This Sunday is the last Sunday before Advent, and the theme explored by the lectionary readings is ‘Christ the King’ (or ‘the Reign of Christ’ if you prefer). So the hymn of the week is an appropriate choice. It also anticipates the season of Advent and is actually included in the Advent section in Singing the Faith.
The hymn has its origin in a gospel song, ‘When all my labors and trials are o’er” which was also known as ‘the Glory Hymn’. It was written by Charles Hutchinson Gabriel, a prolific American writer of gospel hymns and songs, who also composed the tune. The story goes that it was inspired by a man called Ed Card, who was superintendent of a mission in St Louis, and who frequently concluded his prayers “Oh that will be glory for me”. Published in 1900 Charles Gabriel’s hymn was popularised through its use in evangelistic missions and was soon translated into several languages.
When all my labors and trials are o’er,
And I am safe on that beautiful shore,
Just to be near the dear Lord I adore,
Will through the ages be glory for me.
Oh, that will be glory for me,
Glory for me, glory for me,
When by His grace I shall look on His face,
That will be glory, be glory for me.
Despite the popularity of the song (or perhaps because of it) from the outset ‘The Glory Song’ had its critics, who complained about its individualism and self-centredness and its message of pie in the sky when you die.
One critic, Charles Silvester Horne, thought he could go one better and wrote new words to Charles Gabriels’ tune. This was first published in 1909 under the title ‘The New Glory Song’. This is the hymn which features in our hymnbook today.
Charles Silvester Horne was a man of considerable talents. Born In Sussex in 1865 he was followed his father into the Congregationalist ministryhimself became a minister, serving for a while at Whitefield’s tabernacle in Tottenham Court Road (now the American Church in London). He was a gifted preacher and leader among the Free Churches;was appointed chairman of the Congregational Union in 1909 and the following year became MP for Ipswich. (Where did he find the time?) In 1914 he travelled to America to deliver a lecture series at Yale University, later published as ‘The Romance of Preaching’. However soon after, whilst travelling by steam boat to Toronto, he suddenly collapsed and died. Charles Horne was only 49 years old.
Companion to Hymns and Psalms describes the hymn as a Christian version of the vision of the ‘Peaceable Kingdom’ recorded in Isaiah 11:1-9. If so the influence is general because there are few specific quotations. There are also references to Isaiah 2:1-5, 1 Corinthians 15 and Revelation 5:12. The hymn is a description of the coming kingdom, with the final verse a prayer for the coming of the kingdom (and, unusually, addressed to the ‘Kingdom of Christ’.

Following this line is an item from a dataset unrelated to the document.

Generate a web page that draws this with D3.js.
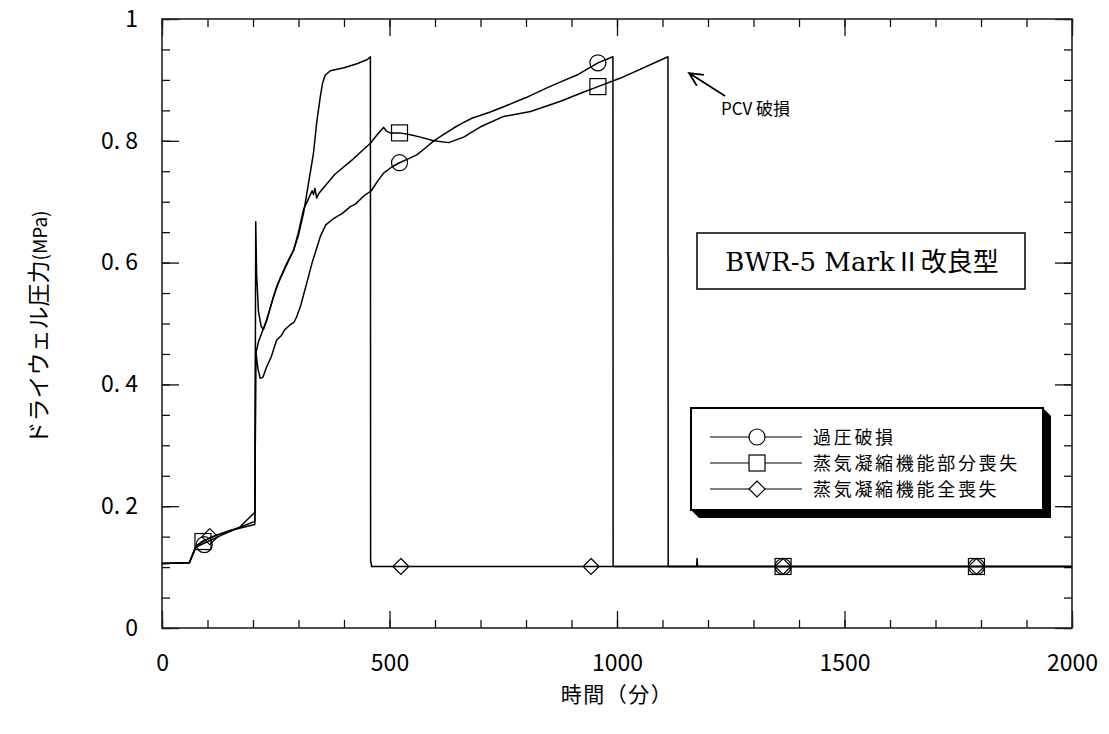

Below is the hymn as it appears in the Methodist Hymn Book. (In Hymns and Psalms and Singing the Faith it is reduced to four verses, with a new verse conflating the first two lines of verse 3 and the last two lines of verse 4.)
Sing we the King who is coming to reign,
Glory to Jesus, the Lamb that was slain,
Life and salvation His empire shall bring.
Joy to the nations when Jesus is King.
Come let us sing: Praise to our King,
Jesus our King, Jesus our King:
This is our song, who to Jesus belong:
Glory to Jesus, to Jesus our King.
All men shall dwell in His marvellous light,
Races long severed His love shall unite,
Justice and truth from His sceptre shall spring
Wrong shall be ended when Jesus is King.
All shall be well in His Kingdom of peace,
Freedom shall flourish, and wisdom increase,
Foe shall be friend when His triumph we sing,
Sword shall be sickle when Jesus is King.
Souls shall be saved from the burden of sin.
Doubt shall not darken His witness within,
Hell hath no terrors, and death hath no sting;
Love is victorious when Jesus is King.
Kingdom of Christ, for thy coming we pray,
Hasten, O Father, the dawn of the day
When this new song Thy creation shall sing,
Satan is vanquished and Jesus is King.